In rare cases, lovastatin can cause a condition that results in the breakdown of skeletal muscle tissue, leading to kidney failure. Call your doctor right away if you have unexplained muscle pain, tenderness, or weakness especially if you also have fever, unusual tiredness, and dark colored urine.

Also call your doctor at once if you have:

  • signs of a kidney problem --little or no urinating; painful or difficult urination; swelling in your feet or ankles; feeling tired or short of breath; or
  • liver problems --nausea, upper stomach pain, itching, tired feeling, loss of appetite, dark urine, clay-colored stools, jaundice (yellowing of the skin or eyes).

Common side effects may include:

  • constipation, stomach pain;
  • muscle cramps; or
  • headache.

This is not a complete list of side effects and others may occur. Call your doctor for medical advice about side effects. You may report side effects to FDA at 1-800-FDA-1088.
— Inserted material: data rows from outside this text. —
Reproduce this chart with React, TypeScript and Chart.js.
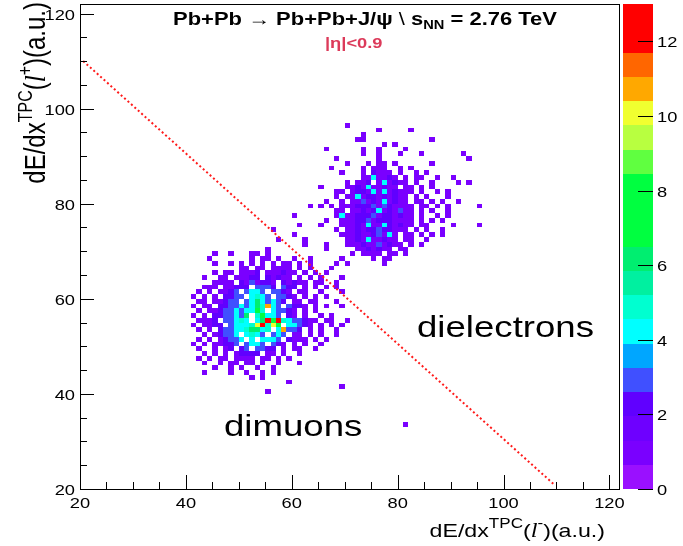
import { useEffect, useRef } from "react";
import { Chart, registerables } from "chart.js";

Chart.register(...registerables);

// Axis ranges (histogram frame) and palette range
const X_MIN = 20;
const X_MAX = 122;
const Y_MIN = 20;
const Y_MAX = 122;
const Z_MAX = 13;
const CONTOURS = 20;

const axisTickLabels = [20, 40, 60, 80, 100, 120];
const paletteTickLabels = [0, 2, 4, 6, 8, 10, 12];

// One colour per contour band, bottom (0) to top (Z_MAX)
const paletteColours = [
  "#9a10ff", "#7a00ff", "#6e00ff", "#6000ff", "#4050ff",
  "#00a6ff", "#00ffff", "#00ffd0", "#00f0a0", "#00ee70",
  "#00ff40", "#00ff40", "#00ff40", "#60ff40", "#b8ff40",
  "#f0ff30", "#ffa800", "#ff6600", "#ff0000", "#ff0000",
];

// Dimuon cluster: counts per 1x1 bin, rows from the top; '.' = empty, digits base 36
const muonFirstX = 40;
const muonTopY = 74;
const muonRows = [
  "................1",
  "",
  ".................1....1",
  "..........................1...1",
  "...............1..........1",
  ".....1..1...11.1...............1",
  "....1.......1.11.1..1..1.....1",
  ".....1..1.1.1.1.1.11.1.1....1.1",
  "..........11.11.1111.1.1...1",
  ".....1.11.1112.111211.1.1.1",
  "...1..11.11122.21211.1.1.1...1",
  ".....1111.2131221.21211.11..1",
  "...111.11222.3332.322.1.1.1.1",
  "..1.1.1123.3443.3321.11..1...1",
  ".1.1.1.2233.4543.3321.1.1.1",
  "..11.11233.34643432.11.11...1",
  ".1.11.223343465b43.3221.1.1..1",
  "..1.11233434475.43321.1.1",
  ".1.1.2233436.57443.21.1..1.1",
  "..1112.33454.46c7d5433211.11..1",
  ".1.1122.34445ac5a7.44321.1.1.1",
  "..1.1.2334456645.4b332.1.1..1",
  "...1.12334.4543.343.11.1.1..1",
  "..1.1.12334.4.4443.2111.1.1",
  ".1.1.11223.3443.321.1.1..1",
  "..1..1.12.23.3322.1.11..1",
  "...1.1.1.12222.11.1..1",
  "..1.1.11.1111.11.1.1",
  "...1..1.11.11.1..1...1",
  ".....1..1.1..1..1",
  "...1....1..1..1.1",
  "............1.1",
  "...................1",
  ".............................1",
  "...............1",
];

// Dielectron cluster, same encoding
const electronFirstX = 59;
const electronTopY = 96;
const electronRows = [
  "...........1",
  ".................1.....1",
  "..............1",
  ".............11............1",
  "..................1.1",
  ".......1......1..1....1",
  "..............1..1...1...1.......1",
  ".........1.......1................1",
  "...........1...1.11.1......1",
  "........1.....1.111..1.1",
  "..........1...1.2111.1..1.1",
  "..............1141121.1.11..1..1",
  "...........1.112.141211.1..1....1.1",
  "......1....1121411211.11.1.1",
  ".........11.122141412111.1..1.1",
  ".........1.114122121211.1.1...1",
  ".......1..1.11312141211.11.1.1..1",
  "....1.1.1.11122231321111.11.1.1.....1",
  ".........11.112124121311.1.1..1",
  ".1.......141122231221211.1..1.1",
  ".......1..11122312221111.1.1.1",
  "..1...1...11121411421211.11....1....1",
  ".........1.112122322111.1.1..1",
  ".1........11121123141.11.1.1.1",
  "...........1121411211.11..1",
  "...1.......11121131211.1.1",
  ".......1.....1121211.11",
  "..............1111.11.1",
  "................1.11",
  "..................1",
];

// Lone bins outside the two clusters: [x, y, count]
const strayBins = [[81, 33, 1]];

// Separation cut between the two populations
const cutX = [20.6, 109.5];
const cutY = [110, 21];

const SANS = '"Liberation Sans", Arial, Helvetica, sans-serif';
const SERIF = '"Liberation Serif", "Times New Roman", serif';
const SX = 1.22; // horizontal text stretch

type Cell = { x: number; y: number; n: number };
type Run = { t: string; font: string; dy?: number };

function rowsToCells(rows: string[], firstX: number, topY: number): Cell[] {
  const out: Cell[] = [];
  rows.forEach((row, r) => {
    for (let i = 0; i < row.length; i++) {
      const ch = row[i];
      if (ch === ".") continue;
      out.push({ x: firstX + i + 0.5, y: topY - r + 0.5, n: parseInt(ch, 36) });
    }
  });
  return out;
}

function colourFor(n: number): string {
  const band = Math.min(CONTOURS - 1, Math.floor((n / Z_MAX) * CONTOURS + 1e-6));
  return paletteColours[Math.max(0, band)];
}

function runsWidth(ctx: CanvasRenderingContext2D, runs: Run[]) {
  let w = 0;
  for (const r of runs) {
    ctx.font = r.font;
    w += ctx.measureText(r.t).width;
  }
  return w;
}

function drawRuns(ctx: CanvasRenderingContext2D, runs: Run[]) {
  let cx = 0;
  for (const r of runs) {
    ctx.font = r.font;
    ctx.fillText(r.t, cx, r.dy || 0);
    cx += ctx.measureText(r.t).width;
  }
}

// Horizontal text, anchored at x by align, on baseline y
function text(
  ctx: CanvasRenderingContext2D,
  runs: Run[],
  x: number,
  y: number,
  align: "left" | "center" | "right",
  colour = "#000"
) {
  ctx.save();
  ctx.fillStyle = colour;
  ctx.textAlign = "left";
  ctx.textBaseline = "alphabetic";
  const w = runsWidth(ctx, runs) * SX;
  const left = align === "left" ? x : align === "center" ? x - w / 2 : x - w;
  ctx.translate(left, y);
  ctx.scale(SX, 1);
  drawRuns(ctx, runs);
  ctx.restore();
}

const cellsPlugin = {
  id: "histCells",
  beforeDatasetsDraw(chart: any) {
    const { ctx, chartArea, scales } = chart;
    const xs = scales.x;
    const ys = scales.y;
    const cells: Cell[] = chart.data.datasets[0].data;
    ctx.save();
    ctx.beginPath();
    ctx.rect(chartArea.left, chartArea.top, chartArea.width, chartArea.height);
    ctx.clip();
    for (const c of cells) {
      const x0 = Math.round(xs.getPixelForValue(c.x - 0.5));
      const x1 = Math.round(xs.getPixelForValue(c.x + 0.5));
      const y0 = Math.round(ys.getPixelForValue(c.y - 0.5));
      const y1 = Math.round(ys.getPixelForValue(c.y + 0.5));
      ctx.fillStyle = colourFor(c.n);
      ctx.fillRect(x0, y1, x1 - x0, y0 - y1);
    }
    ctx.restore();
  },
};

const framePlugin = {
  id: "rootFrame",
  afterDraw(chart: any) {
    const { ctx, chartArea, scales } = chart;
    const xs = scales.x;
    const ys = scales.y;
    const zs = scales.z;
    const { left, right, top, bottom } = chartArea;
    ctx.save();

    // frame
    ctx.strokeStyle = "#000";
    ctx.lineWidth = 1;
    ctx.strokeRect(Math.round(left) + 0.5, Math.round(top) + 0.5, Math.round(right - left) - 1, Math.round(bottom - top));

    // axis ticks, drawn inward
    ctx.beginPath();
    for (let v = X_MIN; v <= 120; v += 5) {
      const px = Math.round(xs.getPixelForValue(v)) + 0.5;
      const len = v % 20 === 0 ? 14 : 7;
      ctx.moveTo(px, bottom);
      ctx.lineTo(px, bottom - len);
    }
    for (let v = Y_MIN; v <= 120; v += 5) {
      const py = Math.round(ys.getPixelForValue(v)) + 0.5;
      const len = v % 20 === 0 ? 14 : 7;
      ctx.moveTo(left, py);
      ctx.lineTo(left + len, py);
    }
    ctx.stroke();

    const tickFont = `15px ${SANS}`;
    for (const v of axisTickLabels) {
      text(ctx, [{ t: String(v), font: tickFont }], xs.getPixelForValue(v), bottom + 19, "center");
      text(ctx, [{ t: String(v), font: tickFont }], left - 5, ys.getPixelForValue(v) + 6, "right");
    }

    // colour palette bar
    const barL = right + 3;
    const barR = right + 33;
    for (let k = 0; k < CONTOURS; k++) {
      const v0 = (k * Z_MAX) / CONTOURS;
      const v1 = ((k + 1) * Z_MAX) / CONTOURS;
      const p0 = Math.round(zs.getPixelForValue(v0));
      const p1 = Math.round(zs.getPixelForValue(v1));
      ctx.fillStyle = paletteColours[k];
      ctx.fillRect(barL, p1, barR - barL, p0 - p1);
    }
    ctx.beginPath();
    for (const v of paletteTickLabels) {
      const py = Math.round(zs.getPixelForValue(v)) + 0.5;
      ctx.moveTo(barR, py);
      ctx.lineTo(barR - 15, py);
    }
    ctx.strokeStyle = "#000";
    ctx.stroke();
    for (const v of paletteTickLabels) {
      text(ctx, [{ t: String(v), font: tickFont }], barR + 4, zs.getPixelForValue(v) + 6, "left");
    }

    // axis titles
    const tFont = `19px ${SANS}`;
    const supFont = `14px ${SANS}`;
    const lFont = `italic 20px ${SERIF}`;
    const xTitle: Run[] = [
      { t: "dE/dx", font: tFont },
      { t: "TPC", font: supFont, dy: -9 },
      { t: "(", font: tFont },
      { t: "l", font: lFont },
      { t: "-", font: supFont, dy: -9 },
      { t: ")(a.u.)", font: tFont },
    ];
    text(ctx, xTitle, right - 15, 537, "right");

    const yFont = `24px ${SANS}`;
    const ySup = `16px ${SANS}`;
    const yTitle: Run[] = [
      { t: "dE/dx", font: yFont },
      { t: "TPC", font: ySup, dy: -11 },
      { t: "(", font: yFont },
      { t: "l", font: `italic 25px ${SERIF}` },
      { t: "+", font: ySup, dy: -11 },
      { t: ")(a.u.)", font: yFont },
    ];
    ctx.save();
    const yw = runsWidth(ctx, yTitle);
    ctx.fillStyle = "#000";
    ctx.textBaseline = "alphabetic";
    ctx.translate(45, top - 2 + yw);
    ctx.rotate(-Math.PI / 2);
    ctx.scale(1, SX);
    drawRuns(ctx, yTitle);
    ctx.restore();

    // plot annotations
    const bold = `bold 18px ${SANS}`;
    const boldSub = `bold 12px ${SANS}`;
    text(
      ctx,
      [
        { t: "Pb+Pb \u2192 Pb+Pb+J/\u03c8 ", font: bold },
        { t: "\\", font: `18px ${SANS}` },
        { t: " s", font: bold },
        { t: "NN", font: boldSub, dy: 4 },
        { t: " = 2.76 TeV", font: bold },
      ],
      173,
      25,
      "left"
    );
    text(ctx, [{ t: "|\u03b7|<0.9", font: `bold 15px ${SANS}` }], 325, 48, "left", "#dc3a5a");
    text(ctx, [{ t: "dimuons", font: `30px ${SANS}` }], 224, 436, "left");
    text(ctx, [{ t: "dielectrons", font: `30px ${SANS}` }], 417, 337, "left");

    ctx.restore();
  },
};

export default function App() {
  const canvasRef = useRef<HTMLCanvasElement | null>(null);

  useEffect(() => {
    const canvas = canvasRef.current;
    if (!canvas) return;
    const cells: Cell[] = [
      ...rowsToCells(muonRows, muonFirstX, muonTopY),
      ...rowsToCells(electronRows, electronFirstX, electronTopY),
      ...strayBins.map(([x, y, n]) => ({ x: x + 0.5, y: y + 0.5, n })),
    ];
    const chart = new Chart(canvas, {
      type: "scatter",
      data: {
        datasets: [
          { label: "entries", data: cells as any, pointRadius: 0, pointHoverRadius: 0 },
          {
            type: "line",
            label: "cut",
            data: cutX.map((x, i) => ({ x, y: cutY[i] })),
            borderColor: "#ff1a1a",
            borderWidth: 2,
            borderDash: [2, 2.6],
            pointRadius: 0,
            fill: false,
          } as any,
        ],
      },
      options: {
        responsive: false,
        animation: false,
        events: [],
        layout: { padding: { left: 80, right: 63, top: 4, bottom: 57 } },
        plugins: { legend: { display: false }, tooltip: { enabled: false } },
        scales: {
          x: { type: "linear", min: X_MIN, max: X_MAX, display: false },
          y: { type: "linear", min: Y_MIN, max: Y_MAX, display: false },
          z: { type: "linear", axis: "y", position: "right", min: 0, max: Z_MAX, display: false } as any,
        },
      },
      plugins: [cellsPlugin, framePlugin],
    });
    return () => chart.destroy();
  }, []);

  return (
    <div style={{ position: "fixed", left: 0, top: 0, width: 683, height: 546, background: "#fff" }}>
      <canvas ref={canvasRef} width={683} height={546} style={{ display: "block" }} />
    </div>
  );
}
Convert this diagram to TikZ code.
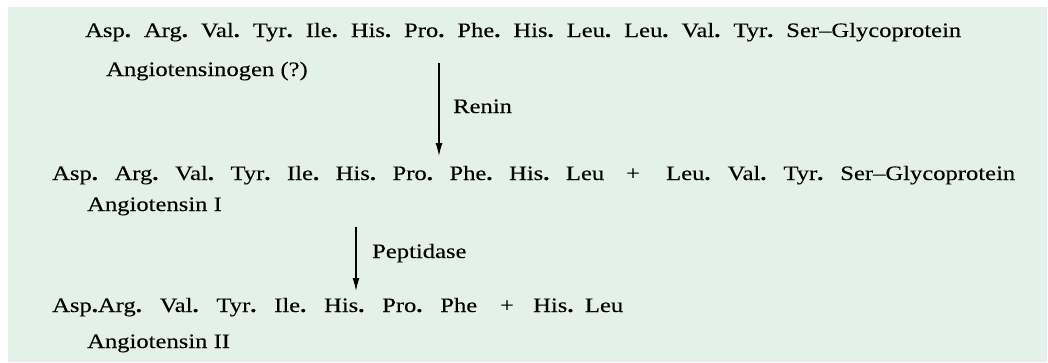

What other drugs will affect lovastatin?

Many drugs can interact with lovastatin. Not all possible interactions are listed here. Tell your doctor about all your medications and any you start or stop using during treatment with lovastatin, especially:

  • delavirdine;
  • fenofibrate; or
  • fluconazole.

This list is not complete and many other drugs can interact with lovastatin. This includes prescription and over-the-counter medicines, vitamins, and herbal products. Give a list of all your medicines to any healthcare provider who treats you.

Where can I get more information?

Your pharmacist can provide more information about lovastatin.


Remember, keep this and all other medicines out of the reach of children, never share your medicines with others, and use this medication only for the indication prescribed.